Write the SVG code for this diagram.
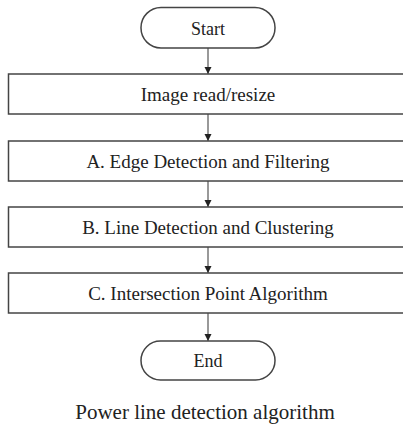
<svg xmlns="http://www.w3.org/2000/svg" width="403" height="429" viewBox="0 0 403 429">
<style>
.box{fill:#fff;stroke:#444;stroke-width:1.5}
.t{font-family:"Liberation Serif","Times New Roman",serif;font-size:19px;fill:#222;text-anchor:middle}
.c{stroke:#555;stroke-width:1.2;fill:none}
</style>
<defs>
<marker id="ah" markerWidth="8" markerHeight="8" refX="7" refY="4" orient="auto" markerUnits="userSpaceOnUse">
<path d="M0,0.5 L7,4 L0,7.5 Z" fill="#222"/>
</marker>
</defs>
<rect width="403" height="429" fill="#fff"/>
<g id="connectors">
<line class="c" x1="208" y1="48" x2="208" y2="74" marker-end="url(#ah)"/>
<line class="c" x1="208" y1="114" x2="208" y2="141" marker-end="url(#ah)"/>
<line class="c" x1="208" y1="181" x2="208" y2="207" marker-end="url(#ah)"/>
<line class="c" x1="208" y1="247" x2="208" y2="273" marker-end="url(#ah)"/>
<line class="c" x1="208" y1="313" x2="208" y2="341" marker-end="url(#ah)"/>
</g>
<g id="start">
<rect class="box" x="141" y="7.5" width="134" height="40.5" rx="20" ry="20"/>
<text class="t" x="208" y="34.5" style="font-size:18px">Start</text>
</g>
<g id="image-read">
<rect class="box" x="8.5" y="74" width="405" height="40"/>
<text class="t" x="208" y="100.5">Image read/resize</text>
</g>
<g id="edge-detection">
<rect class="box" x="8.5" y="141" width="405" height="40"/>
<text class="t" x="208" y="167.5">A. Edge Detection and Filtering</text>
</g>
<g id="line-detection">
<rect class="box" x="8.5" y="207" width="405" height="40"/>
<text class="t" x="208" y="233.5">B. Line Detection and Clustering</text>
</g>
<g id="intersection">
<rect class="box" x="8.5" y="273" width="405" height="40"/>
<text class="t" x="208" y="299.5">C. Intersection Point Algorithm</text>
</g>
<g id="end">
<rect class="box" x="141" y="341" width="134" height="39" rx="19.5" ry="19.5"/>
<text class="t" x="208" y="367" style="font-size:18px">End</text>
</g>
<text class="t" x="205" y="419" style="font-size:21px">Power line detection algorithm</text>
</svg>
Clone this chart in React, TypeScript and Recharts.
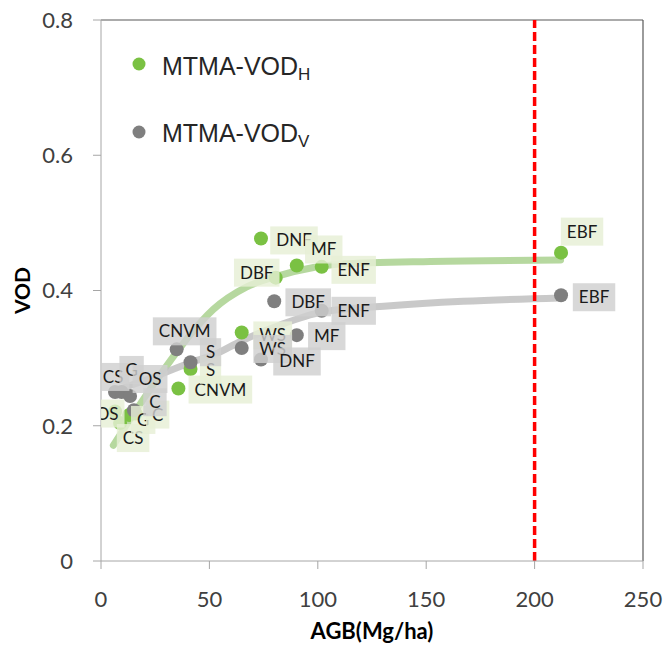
---*---
Every entry should be returned exactly as written, minus the pictures.

Write the SVG code for this diagram.
<svg xmlns="http://www.w3.org/2000/svg" width="403" height="429" viewBox="0 0 403 429">
<style>
.box{fill:#fff;stroke:#444;stroke-width:1.5}
.t{font-family:"Liberation Serif","Times New Roman",serif;font-size:19px;fill:#222;text-anchor:middle}
.c{stroke:#555;stroke-width:1.2;fill:none}
</style>
<defs>
<marker id="ah" markerWidth="8" markerHeight="8" refX="7" refY="4" orient="auto" markerUnits="userSpaceOnUse">
<path d="M0,0.5 L7,4 L0,7.5 Z" fill="#222"/>
</marker>
</defs>
<rect width="403" height="429" fill="#fff"/>
<g id="connectors">
<line class="c" x1="208" y1="48" x2="208" y2="74" marker-end="url(#ah)"/>
<line class="c" x1="208" y1="114" x2="208" y2="141" marker-end="url(#ah)"/>
<line class="c" x1="208" y1="181" x2="208" y2="207" marker-end="url(#ah)"/>
<line class="c" x1="208" y1="247" x2="208" y2="273" marker-end="url(#ah)"/>
<line class="c" x1="208" y1="313" x2="208" y2="341" marker-end="url(#ah)"/>
</g>
<g id="start">
<rect class="box" x="141" y="7.5" width="134" height="40.5" rx="20" ry="20"/>
<text class="t" x="208" y="34.5" style="font-size:18px">Start</text>
</g>
<g id="image-read">
<rect class="box" x="8.5" y="74" width="405" height="40"/>
<text class="t" x="208" y="100.5">Image read/resize</text>
</g>
<g id="edge-detection">
<rect class="box" x="8.5" y="141" width="405" height="40"/>
<text class="t" x="208" y="167.5">A. Edge Detection and Filtering</text>
</g>
<g id="line-detection">
<rect class="box" x="8.5" y="207" width="405" height="40"/>
<text class="t" x="208" y="233.5">B. Line Detection and Clustering</text>
</g>
<g id="intersection">
<rect class="box" x="8.5" y="273" width="405" height="40"/>
<text class="t" x="208" y="299.5">C. Intersection Point Algorithm</text>
</g>
<g id="end">
<rect class="box" x="141" y="341" width="134" height="39" rx="19.5" ry="19.5"/>
<text class="t" x="208" y="367" style="font-size:18px">End</text>
</g>
<text class="t" x="205" y="419" style="font-size:21px">Power line detection algorithm</text>
</svg>
Clone this chart in React, TypeScript and Recharts.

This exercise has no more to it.